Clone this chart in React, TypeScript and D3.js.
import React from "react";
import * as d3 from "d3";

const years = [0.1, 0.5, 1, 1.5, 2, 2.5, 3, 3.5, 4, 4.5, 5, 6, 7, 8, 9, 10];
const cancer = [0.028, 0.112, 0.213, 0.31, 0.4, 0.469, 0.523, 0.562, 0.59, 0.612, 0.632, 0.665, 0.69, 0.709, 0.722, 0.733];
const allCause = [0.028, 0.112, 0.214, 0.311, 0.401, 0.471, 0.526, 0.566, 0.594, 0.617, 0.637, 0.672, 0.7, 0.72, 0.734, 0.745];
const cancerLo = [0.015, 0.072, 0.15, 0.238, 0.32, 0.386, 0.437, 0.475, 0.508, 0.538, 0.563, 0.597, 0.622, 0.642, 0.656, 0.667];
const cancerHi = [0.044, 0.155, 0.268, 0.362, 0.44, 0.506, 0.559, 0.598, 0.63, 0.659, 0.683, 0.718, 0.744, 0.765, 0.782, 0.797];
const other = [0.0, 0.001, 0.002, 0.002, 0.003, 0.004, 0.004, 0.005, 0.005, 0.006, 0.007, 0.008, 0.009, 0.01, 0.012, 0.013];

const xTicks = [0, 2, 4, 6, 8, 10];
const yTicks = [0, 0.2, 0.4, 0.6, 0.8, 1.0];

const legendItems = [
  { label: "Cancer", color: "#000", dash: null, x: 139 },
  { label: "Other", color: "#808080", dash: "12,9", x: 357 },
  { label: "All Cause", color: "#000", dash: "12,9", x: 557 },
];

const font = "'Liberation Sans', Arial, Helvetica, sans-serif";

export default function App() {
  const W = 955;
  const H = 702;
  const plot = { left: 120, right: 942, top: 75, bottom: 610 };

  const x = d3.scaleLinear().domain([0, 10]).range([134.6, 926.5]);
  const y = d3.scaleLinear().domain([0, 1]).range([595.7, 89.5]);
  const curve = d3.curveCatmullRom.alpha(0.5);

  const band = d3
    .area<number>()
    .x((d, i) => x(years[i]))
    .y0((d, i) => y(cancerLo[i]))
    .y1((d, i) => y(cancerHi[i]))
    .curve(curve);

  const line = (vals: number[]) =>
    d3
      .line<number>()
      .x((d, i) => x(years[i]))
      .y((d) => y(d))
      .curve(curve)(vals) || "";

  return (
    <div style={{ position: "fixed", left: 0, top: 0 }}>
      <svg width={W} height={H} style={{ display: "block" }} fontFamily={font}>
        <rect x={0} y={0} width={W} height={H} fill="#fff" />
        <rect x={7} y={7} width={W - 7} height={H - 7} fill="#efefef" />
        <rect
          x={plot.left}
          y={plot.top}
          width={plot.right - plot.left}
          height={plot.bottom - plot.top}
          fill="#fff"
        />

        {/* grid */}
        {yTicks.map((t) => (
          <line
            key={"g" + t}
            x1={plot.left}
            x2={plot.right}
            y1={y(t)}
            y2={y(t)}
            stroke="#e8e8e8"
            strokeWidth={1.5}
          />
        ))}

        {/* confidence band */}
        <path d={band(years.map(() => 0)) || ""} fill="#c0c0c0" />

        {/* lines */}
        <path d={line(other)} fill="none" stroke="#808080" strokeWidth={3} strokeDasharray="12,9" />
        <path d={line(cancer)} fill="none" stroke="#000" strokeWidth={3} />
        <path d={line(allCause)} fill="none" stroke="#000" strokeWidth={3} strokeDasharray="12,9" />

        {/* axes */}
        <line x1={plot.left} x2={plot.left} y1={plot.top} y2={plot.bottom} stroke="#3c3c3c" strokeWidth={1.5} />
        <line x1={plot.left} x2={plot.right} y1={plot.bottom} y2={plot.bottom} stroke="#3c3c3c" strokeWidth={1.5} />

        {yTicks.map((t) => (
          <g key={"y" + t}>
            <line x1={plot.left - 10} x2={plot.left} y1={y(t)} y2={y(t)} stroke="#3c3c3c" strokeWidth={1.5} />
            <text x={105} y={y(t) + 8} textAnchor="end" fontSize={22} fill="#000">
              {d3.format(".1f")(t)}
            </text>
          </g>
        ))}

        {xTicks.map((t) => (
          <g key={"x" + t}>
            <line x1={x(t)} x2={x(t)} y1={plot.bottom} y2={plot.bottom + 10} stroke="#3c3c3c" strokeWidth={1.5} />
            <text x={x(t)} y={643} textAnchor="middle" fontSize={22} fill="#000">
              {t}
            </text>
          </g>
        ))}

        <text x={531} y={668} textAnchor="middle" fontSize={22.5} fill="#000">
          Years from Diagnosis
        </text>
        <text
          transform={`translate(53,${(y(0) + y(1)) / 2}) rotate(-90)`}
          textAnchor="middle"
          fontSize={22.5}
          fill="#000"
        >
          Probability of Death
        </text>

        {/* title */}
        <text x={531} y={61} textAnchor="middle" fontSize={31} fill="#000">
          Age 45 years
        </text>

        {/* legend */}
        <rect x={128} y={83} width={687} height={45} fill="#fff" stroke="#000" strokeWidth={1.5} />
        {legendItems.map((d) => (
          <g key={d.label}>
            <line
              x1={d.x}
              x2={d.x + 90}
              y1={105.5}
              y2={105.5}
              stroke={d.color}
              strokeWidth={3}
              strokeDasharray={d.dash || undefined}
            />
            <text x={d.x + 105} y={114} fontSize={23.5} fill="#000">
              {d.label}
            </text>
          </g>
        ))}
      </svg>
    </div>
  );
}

(Direction)
Repeat the material in full, exactly as it stands.

(Exercise solution)
Clone this chart in React, TypeScript and D3.js.
import React from "react";
import * as d3 from "d3";

const years = [0.1, 0.5, 1, 1.5, 2, 2.5, 3, 3.5, 4, 4.5, 5, 6, 7, 8, 9, 10];
const cancer = [0.028, 0.112, 0.213, 0.31, 0.4, 0.469, 0.523, 0.562, 0.59, 0.612, 0.632, 0.665, 0.69, 0.709, 0.722, 0.733];
const allCause = [0.028, 0.112, 0.214, 0.311, 0.401, 0.471, 0.526, 0.566, 0.594, 0.617, 0.637, 0.672, 0.7, 0.72, 0.734, 0.745];
const cancerLo = [0.015, 0.072, 0.15, 0.238, 0.32, 0.386, 0.437, 0.475, 0.508, 0.538, 0.563, 0.597, 0.622, 0.642, 0.656, 0.667];
const cancerHi = [0.044, 0.155, 0.268, 0.362, 0.44, 0.506, 0.559, 0.598, 0.63, 0.659, 0.683, 0.718, 0.744, 0.765, 0.782, 0.797];
const other = [0.0, 0.001, 0.002, 0.002, 0.003, 0.004, 0.004, 0.005, 0.005, 0.006, 0.007, 0.008, 0.009, 0.01, 0.012, 0.013];

const xTicks = [0, 2, 4, 6, 8, 10];
const yTicks = [0, 0.2, 0.4, 0.6, 0.8, 1.0];

const legendItems = [
  { label: "Cancer", color: "#000", dash: null, x: 139 },
  { label: "Other", color: "#808080", dash: "12,9", x: 357 },
  { label: "All Cause", color: "#000", dash: "12,9", x: 557 },
];

const font = "'Liberation Sans', Arial, Helvetica, sans-serif";

export default function App() {
  const W = 955;
  const H = 702;
  const plot = { left: 120, right: 942, top: 75, bottom: 610 };

  const x = d3.scaleLinear().domain([0, 10]).range([134.6, 926.5]);
  const y = d3.scaleLinear().domain([0, 1]).range([595.7, 89.5]);
  const curve = d3.curveCatmullRom.alpha(0.5);

  const band = d3
    .area<number>()
    .x((d, i) => x(years[i]))
    .y0((d, i) => y(cancerLo[i]))
    .y1((d, i) => y(cancerHi[i]))
    .curve(curve);

  const line = (vals: number[]) =>
    d3
      .line<number>()
      .x((d, i) => x(years[i]))
      .y((d) => y(d))
      .curve(curve)(vals) || "";

  return (
    <div style={{ position: "fixed", left: 0, top: 0 }}>
      <svg width={W} height={H} style={{ display: "block" }} fontFamily={font}>
        <rect x={0} y={0} width={W} height={H} fill="#fff" />
        <rect x={7} y={7} width={W - 7} height={H - 7} fill="#efefef" />
        <rect
          x={plot.left}
          y={plot.top}
          width={plot.right - plot.left}
          height={plot.bottom - plot.top}
          fill="#fff"
        />

        {/* grid */}
        {yTicks.map((t) => (
          <line
            key={"g" + t}
            x1={plot.left}
            x2={plot.right}
            y1={y(t)}
            y2={y(t)}
            stroke="#e8e8e8"
            strokeWidth={1.5}
          />
        ))}

        {/* confidence band */}
        <path d={band(years.map(() => 0)) || ""} fill="#c0c0c0" />

        {/* lines */}
        <path d={line(other)} fill="none" stroke="#808080" strokeWidth={3} strokeDasharray="12,9" />
        <path d={line(cancer)} fill="none" stroke="#000" strokeWidth={3} />
        <path d={line(allCause)} fill="none" stroke="#000" strokeWidth={3} strokeDasharray="12,9" />

        {/* axes */}
        <line x1={plot.left} x2={plot.left} y1={plot.top} y2={plot.bottom} stroke="#3c3c3c" strokeWidth={1.5} />
        <line x1={plot.left} x2={plot.right} y1={plot.bottom} y2={plot.bottom} stroke="#3c3c3c" strokeWidth={1.5} />

        {yTicks.map((t) => (
          <g key={"y" + t}>
            <line x1={plot.left - 10} x2={plot.left} y1={y(t)} y2={y(t)} stroke="#3c3c3c" strokeWidth={1.5} />
            <text x={105} y={y(t) + 8} textAnchor="end" fontSize={22} fill="#000">
              {d3.format(".1f")(t)}
            </text>
          </g>
        ))}

        {xTicks.map((t) => (
          <g key={"x" + t}>
            <line x1={x(t)} x2={x(t)} y1={plot.bottom} y2={plot.bottom + 10} stroke="#3c3c3c" strokeWidth={1.5} />
            <text x={x(t)} y={643} textAnchor="middle" fontSize={22} fill="#000">
              {t}
            </text>
          </g>
        ))}

        <text x={531} y={668} textAnchor="middle" fontSize={22.5} fill="#000">
          Years from Diagnosis
        </text>
        <text
          transform={`translate(53,${(y(0) + y(1)) / 2}) rotate(-90)`}
          textAnchor="middle"
          fontSize={22.5}
          fill="#000"
        >
          Probability of Death
        </text>

        {/* title */}
        <text x={531} y={61} textAnchor="middle" fontSize={31} fill="#000">
          Age 45 years
        </text>

        {/* legend */}
        <rect x={128} y={83} width={687} height={45} fill="#fff" stroke="#000" strokeWidth={1.5} />
        {legendItems.map((d) => (
          <g key={d.label}>
            <line
              x1={d.x}
              x2={d.x + 90}
              y1={105.5}
              y2={105.5}
              stroke={d.color}
              strokeWidth={3}
              strokeDasharray={d.dash || undefined}
            />
            <text x={d.x + 105} y={114} fontSize={23.5} fill="#000">
              {d.label}
            </text>
          </g>
        ))}
      </svg>
    </div>
  );
}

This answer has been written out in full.